>> start

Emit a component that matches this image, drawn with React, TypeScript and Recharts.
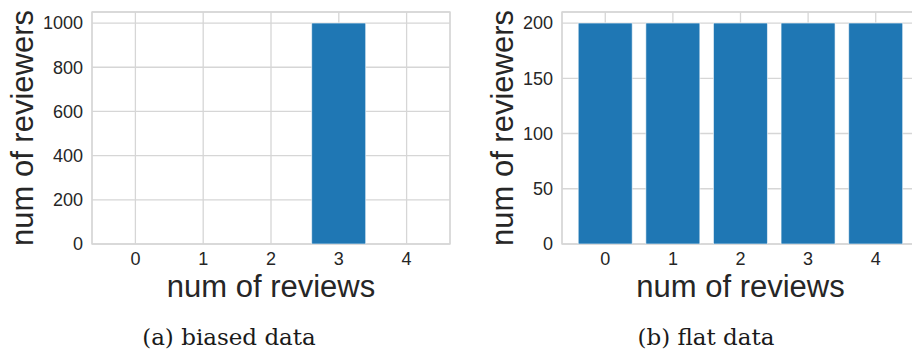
import { BarChart, Bar, XAxis, YAxis, CartesianGrid, ReferenceArea } from 'recharts';

const reviewCounts = [0, 1, 2, 3, 4];
const biasedReviewers = [0, 0, 0, 1000, 0];
const flatReviewers = [200, 200, 200, 200, 200];
const biasedTicks = [0, 200, 400, 600, 800, 1000];
const flatTicks = [0, 50, 100, 150, 200];
const captions = ['(a) biased data', '(b) flat data'];

// matplotlib-style x limits: bars of width 0.8 plus 5% margins
const X_MIN = -0.64;
const X_MAX = 4.64;

const INK = '#262626';
const GRID = '#d6d6d6';
const BLUE = '#1f77b4';
const SANS = '"Liberation Sans", Arial, sans-serif';

type PanelProps = {
    values: number[];
    yTicks: number[];
    yMax: number;
    left: number;
    width: number;
    yAxisWidth: number;
    labelOffset: number;
    marginRight: number;
};

function Panel({ values, yTicks, yMax, left, width, yAxisWidth, labelOffset, marginRight }: PanelProps) {
    const rows = reviewCounts.map((c, i) => ({ reviews: c, reviewers: values[i] }));
    return (
        <div style={{ position: 'absolute', left, top: 0 }}>
            <BarChart
                width={width}
                height={312}
                data={rows}
                margin={{ top: 12, right: marginRight, left: 0, bottom: 12 }}
                barCategoryGap="10%"
            >
                <CartesianGrid stroke={GRID} strokeWidth={1.3} horizontal vertical />
                <XAxis
                    dataKey="reviews"
                    type="number"
                    domain={[X_MIN, X_MAX]}
                    ticks={reviewCounts}
                    allowDataOverflow
                    axisLine={false}
                    tickLine={false}
                    tick={{ fill: INK, fontSize: 18, fontFamily: SANS }}
                    tickMargin={2}
                    height={56}
                    label={{
                        value: 'num of reviews',
                        position: 'insideBottom',
                        offset: 3,
                        fill: INK,
                        fontSize: 31,
                        fontFamily: SANS,
                    }}
                />
                <YAxis
                    type="number"
                    domain={[0, yMax]}
                    ticks={yTicks}
                    allowDataOverflow
                    axisLine={false}
                    tickLine={false}
                    tick={{ fill: INK, fontSize: 18, fontFamily: SANS }}
                    tickMargin={3}
                    width={yAxisWidth}
                    label={{
                        value: 'num of reviewers',
                        angle: -90,
                        position: 'insideLeft',
                        textAnchor: 'middle',
                        offset: labelOffset,
                        fill: INK,
                        fontSize: 31,
                        fontFamily: SANS,
                    }}
                />
                <ReferenceArea
                    x1={X_MIN}
                    x2={X_MAX}
                    y1={0}
                    y2={yMax}
                    fill="none"
                    stroke={GRID}
                    strokeWidth={1.3}
                    fillOpacity={0}
                />
                <Bar dataKey="reviewers" fill={BLUE} stroke="#ffffff" strokeWidth={0.6} isAnimationActive={false} />
            </BarChart>
        </div>
    );
}

export default function App() {
    return (
        <div
            style={{
                position: 'absolute',
                left: 0,
                top: 0,
                width: 912,
                height: 359,
                overflow: 'hidden',
                background: '#ffffff',
            }}
        >
            <Panel
                values={biasedReviewers}
                yTicks={biasedTicks}
                yMax={1050}
                left={0}
                width={460}
                yAxisWidth={92}
                labelOffset={22}
                marginRight={10}
            />
            <Panel
                values={flatReviewers}
                yTicks={flatTicks}
                yMax={210}
                left={460}
                width={470}
                yAxisWidth={102}
                labelOffset={42}
                marginRight={11}
            />
            {captions.map((text, i) => (
                <div
                    key={text}
                    style={{
                        position: 'absolute',
                        left: i === 0 ? 129 : 606,
                        top: 323,
                        width: 200,
                        textAlign: 'center',
                        fontFamily: '"DejaVu Serif", serif',
                        fontSize: 23,
                        lineHeight: '28px',
                        color: '#1a1a1a',
                        whiteSpace: 'nowrap',
                    }}
                >
                    {text}
                </div>
            ))}
        </div>
    );
}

>> end

- **Do this**
Write out the data precisely as given, excluding the pictures.

- **The solution**
Emit a component that matches this image, drawn with React, TypeScript and Recharts.
import { BarChart, Bar, XAxis, YAxis, CartesianGrid, ReferenceArea } from 'recharts';

const reviewCounts = [0, 1, 2, 3, 4];
const biasedReviewers = [0, 0, 0, 1000, 0];
const flatReviewers = [200, 200, 200, 200, 200];
const biasedTicks = [0, 200, 400, 600, 800, 1000];
const flatTicks = [0, 50, 100, 150, 200];
const captions = ['(a) biased data', '(b) flat data'];

// matplotlib-style x limits: bars of width 0.8 plus 5% margins
const X_MIN = -0.64;
const X_MAX = 4.64;

const INK = '#262626';
const GRID = '#d6d6d6';
const BLUE = '#1f77b4';
const SANS = '"Liberation Sans", Arial, sans-serif';

type PanelProps = {
    values: number[];
    yTicks: number[];
    yMax: number;
    left: number;
    width: number;
    yAxisWidth: number;
    labelOffset: number;
    marginRight: number;
};

function Panel({ values, yTicks, yMax, left, width, yAxisWidth, labelOffset, marginRight }: PanelProps) {
    const rows = reviewCounts.map((c, i) => ({ reviews: c, reviewers: values[i] }));
    return (
        <div style={{ position: 'absolute', left, top: 0 }}>
            <BarChart
                width={width}
                height={312}
                data={rows}
                margin={{ top: 12, right: marginRight, left: 0, bottom: 12 }}
                barCategoryGap="10%"
            >
                <CartesianGrid stroke={GRID} strokeWidth={1.3} horizontal vertical />
                <XAxis
                    dataKey="reviews"
                    type="number"
                    domain={[X_MIN, X_MAX]}
                    ticks={reviewCounts}
                    allowDataOverflow
                    axisLine={false}
                    tickLine={false}
                    tick={{ fill: INK, fontSize: 18, fontFamily: SANS }}
                    tickMargin={2}
                    height={56}
                    label={{
                        value: 'num of reviews',
                        position: 'insideBottom',
                        offset: 3,
                        fill: INK,
                        fontSize: 31,
                        fontFamily: SANS,
                    }}
                />
                <YAxis
                    type="number"
                    domain={[0, yMax]}
                    ticks={yTicks}
                    allowDataOverflow
                    axisLine={false}
                    tickLine={false}
                    tick={{ fill: INK, fontSize: 18, fontFamily: SANS }}
                    tickMargin={3}
                    width={yAxisWidth}
                    label={{
                        value: 'num of reviewers',
                        angle: -90,
                        position: 'insideLeft',
                        textAnchor: 'middle',
                        offset: labelOffset,
                        fill: INK,
                        fontSize: 31,
                        fontFamily: SANS,
                    }}
                />
                <ReferenceArea
                    x1={X_MIN}
                    x2={X_MAX}
                    y1={0}
                    y2={yMax}
                    fill="none"
                    stroke={GRID}
                    strokeWidth={1.3}
                    fillOpacity={0}
                />
                <Bar dataKey="reviewers" fill={BLUE} stroke="#ffffff" strokeWidth={0.6} isAnimationActive={false} />
            </BarChart>
        </div>
    );
}

export default function App() {
    return (
        <div
            style={{
                position: 'absolute',
                left: 0,
                top: 0,
                width: 912,
                height: 359,
                overflow: 'hidden',
                background: '#ffffff',
            }}
        >
            <Panel
                values={biasedReviewers}
                yTicks={biasedTicks}
                yMax={1050}
                left={0}
                width={460}
                yAxisWidth={92}
                labelOffset={22}
                marginRight={10}
            />
            <Panel
                values={flatReviewers}
                yTicks={flatTicks}
                yMax={210}
                left={460}
                width={470}
                yAxisWidth={102}
                labelOffset={42}
                marginRight={11}
            />
            {captions.map((text, i) => (
                <div
                    key={text}
                    style={{
                        position: 'absolute',
                        left: i === 0 ? 129 : 606,
                        top: 323,
                        width: 200,
                        textAlign: 'center',
                        fontFamily: '"DejaVu Serif", serif',
                        fontSize: 23,
                        lineHeight: '28px',
                        color: '#1a1a1a',
                        whiteSpace: 'nowrap',
                    }}
                >
                    {text}
                </div>
            ))}
        </div>
    );
}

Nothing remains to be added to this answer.